I love a scary ride as much as the next person. Scary roller coasters, plunging from great heights, I’m there. But it wasn’t always like that.
When I was little, I was terrified of going upside down on a roller coaster. I was fairly convinced I would fall out and die. My parents never pushed me to ride anything that scared me. They let time and peer pressure do the work. And for that, I am very grateful.
A year or two ago, I saw a mother who was not willing to let time build that courage.
We were in line for the Tower of Terror at Disney’s Hollywood Studios, and there was a woman who was a marine with her children just in front of us. The boy was totally psyched for the ride, but the little girl was terrified.
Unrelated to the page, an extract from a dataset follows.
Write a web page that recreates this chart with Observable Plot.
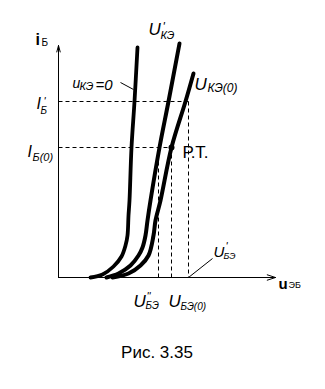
<!DOCTYPE html>
<html>
<head>
<meta charset="utf-8">
<script src="https://cdn.jsdelivr.net/npm/d3@7"></script>
<script src="https://cdn.jsdelivr.net/npm/@observablehq/plot@0.6"></script>
<style>
  html, body { margin: 0; padding: 0; background: #fff; }
  #wrap { position: relative; width: 325px; height: 389px; }
  #cap { position: absolute; left: 0; width: 314px; top: 343.6px; text-align: center;
         font: 17px "Liberation Sans", Arial, sans-serif; line-height: 17px; color: #000; }
</style>
</head>
<body>
<div id="wrap"><div id="chart"></div><div id="cap">Рис. 3.35</div></div>
<script>
// Input characteristics i_B(u_EB), arbitrary units: [u, i]
const curveUke0 = [[32,0],[44,3],[55,11],[63,21],[67,32],[69,42],[70,62],[71,77],[73,130],[76,176],[79,230]];
const curveUke1 = [[48,0],[60,4],[72,12],[80,22],[84,30],[87,42],[89,57],[92,77],[101,130],[110,176],[121,234]];
const curveUke00 = [[54,0],[70,4],[82,12],[90,22],[95,42],[97,57],[102,77],[113,130],[127,176],[135,204]];

// Levels
const IB1 = 176;   // I'_B
const IB0 = 130;   // I_B(0)
const UBE2 = 100;  // U''_BE
const UBE0 = 113;  // U_BE(0)
const UBE1 = 130;  // U'_BE
const UMAX = 217;
const IMAX = 232;

const toPts = a => a.map(([u, i]) => ({u, i}));
const FONT = "Liberation Sans, Arial, sans-serif";

const dash = [
  {x1: 0, y1: IB1, x2: UBE1, y2: IB1},
  {x1: UBE1, y1: IB1, x2: UBE1, y2: 0},
  {x1: 0, y1: IB0, x2: UBE0, y2: IB0},
  {x1: UBE0, y1: IB0, x2: UBE0, y2: 0},
  {x1: UBE2, y1: IB0, x2: UBE2, y2: 0}
];

const top1 = curveUke1[curveUke1.length - 1];
const top0 = curveUke00[curveUke00.length - 1];
const leadA = [{x1: 62, y1: 195, x2: 75, y2: 188}];     // u_KE=0 leader
const leadB = [{x1: UBE1, y1: 0, x2: 154, y2: 19}];     // U'_BE leader

function lbl(u, i, text, dx, dy, size, opts = {}) {
  return Plot.text([{u, i}], {
    x: "u", y: "i", text: () => text, dx, dy,
    fontSize: size, textAnchor: "start", lineAnchor: "middle",
    fontStyle: opts.italic ? "italic" : "normal",
    fontWeight: opts.bold ? "bold" : "normal",
    fill: "black"
  });
}
const it = {italic: true};

const chart = Plot.plot({
  width: 325, height: 330,
  marginLeft: 58, marginRight: 50, marginTop: 45, marginBottom: 53,
  x: {domain: [0, UMAX], axis: null},
  y: {domain: [0, IMAX], axis: null},
  style: {fontFamily: FONT, background: "white", color: "black", overflow: "visible"},
  marks: [
    Plot.link(dash, {x1: "x1", y1: "y1", x2: "x2", y2: "y2", stroke: "black", strokeWidth: 1, strokeDasharray: "4,3"}),
    Plot.arrow([{x1: 0, y1: 0, x2: 0, y2: IMAX}], {x1: "x1", y1: "y1", x2: "x2", y2: "y2", stroke: "black", strokeWidth: 1, headLength: 10, headAngle: 30}),
    Plot.arrow([{x1: 0, y1: 0, x2: UMAX, y2: 0}], {x1: "x1", y1: "y1", x2: "x2", y2: "y2", stroke: "black", strokeWidth: 1, headLength: 13, headAngle: 36}),
    Plot.line(toPts(curveUke0), {x: "u", y: "i", curve: "catmull-rom", stroke: "black", strokeWidth: 3.8}),
    Plot.line(toPts(curveUke1), {x: "u", y: "i", curve: "catmull-rom", stroke: "black", strokeWidth: 4}),
    Plot.line(toPts(curveUke00), {x: "u", y: "i", curve: "catmull-rom", stroke: "black", strokeWidth: 4}),
    Plot.link(leadA, {x1: "x1", y1: "y1", x2: "x2", y2: "y2", stroke: "black", strokeWidth: 1}),
    Plot.link(leadB, {x1: "x1", y1: "y1", x2: "x2", y2: "y2", stroke: "black", strokeWidth: 1}),
    Plot.dot([{u: UBE0, i: IB0}], {x: "u", y: "i", r: 3, fill: "black"}),
    // axis labels
    lbl(0, IMAX, "i", -23, -6.1, 16, {bold: true}),
    lbl(0, IMAX, "Б", -17, -3.2, 10),
    lbl(UMAX, 0, "u", 3, 6.2, 15, {bold: true}),
    lbl(UMAX, 0, "ЭБ", 13, 8.1, 9),
    // curve labels
    lbl(top1[0], top1[1], "U", -31, -13.5, 17, it),
    lbl(top1[0], top1[1], "'", -17, -16.5, 12, it),
    lbl(top1[0], top1[1], "КЭ", -19, -8.5, 11, it),
    lbl(top0[0], top0[1], "U", 1, 11.5, 17, it),
    lbl(top0[0], top0[1], "КЭ(0)", 14, 14.2, 12, it),
    lbl(62, 195, "u", -48, 1.5, 14, it),
    lbl(62, 195, "КЭ", -41, 3.5, 11, it),
    lbl(62, 195, "=0", -25, 2.2, 15, it),
    // current levels
    lbl(0, IB1, "I", -22, 1.9, 16, it),
    lbl(0, IB1, "'", -15, -0.5, 11, it),
    lbl(0, IB1, "Б", -18, 9.2, 10, it),
    lbl(0, IB0, "I", -31, 3.9, 16, it),
    lbl(0, IB0, "Б(0)", -26, 9.8, 11, it),
    lbl(UBE0, IB0, "Р.Т.", 11, 4.6, 17),
    // voltage levels
    lbl(UBE2, 0, "U", -25, 24.2, 17, it),
    lbl(UBE2, 0, "''", -12, 19, 11, it),
    lbl(UBE2, 0, "БЭ", -13, 28.3, 10, it),
    lbl(UBE0, 0, "U", -3, 24.2, 17, it),
    lbl(UBE0, 0, "БЭ(0)", 9, 28.8, 10, it),
    lbl(154, 19, "U", 1, -6.4, 15, it),
    lbl(154, 19, "'", 13, -12, 11, it),
    lbl(154, 19, "БЭ", 11, -2.4, 9, it)
  ]
});
document.getElementById("chart").appendChild(chart);
</script>
</body>
</html>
Once you get into the “Hotel,” you are taken into a side room where they show you a little Twilight Zone video. It’s not really that spooky. It’s just a way to set up the experience.
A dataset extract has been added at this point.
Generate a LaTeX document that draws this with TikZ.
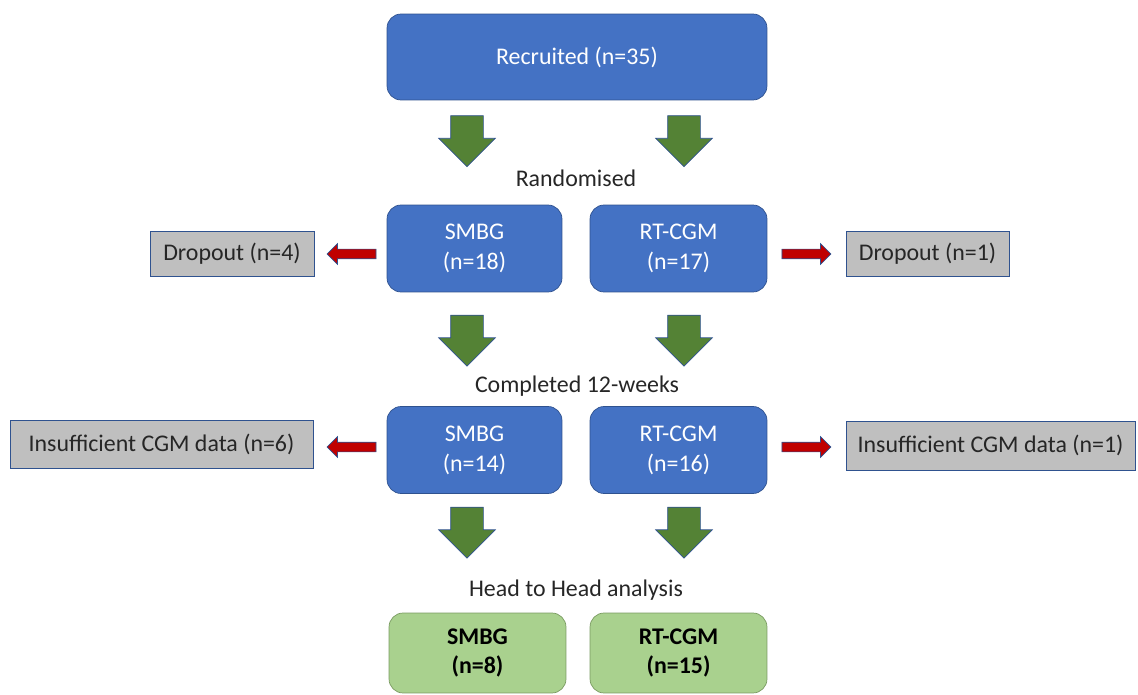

But the little girl thought it was real. As soon as the video ended, the little girl started screaming, “don’t get on the elevator!” We all filed into the line to get on the actual ride, and she was pulling on guests, begging them not to get on the elevator. She was crying to her mother, begging her not to get on the ride. That little girl legitimately thought that everyone who walked through those elevator doors was going to die.
Her mother picked her up and, rather than trying to explain that it was all just pretend, told her daughter she was going on the elevator whether she liked it or not. For ten minutes this girl screamed in terror, until they got to the front of the line.
The mother growled, “get in the elevator,” and the Disney line attendant stepped forward and said very sweetly, “Oh no ma’am, she’s not getting on the elevator.”
The mom growled. “She’ll be fine, she’s riding.”
The line attendant smiled and said, “she’ll be waiting on the other end of the ride,” took the screaming child by the hand, and walked her through the escape door.
But I really have to respect that little girl. She tried to save hundreds of people from a demon elevator, even though no one believed her.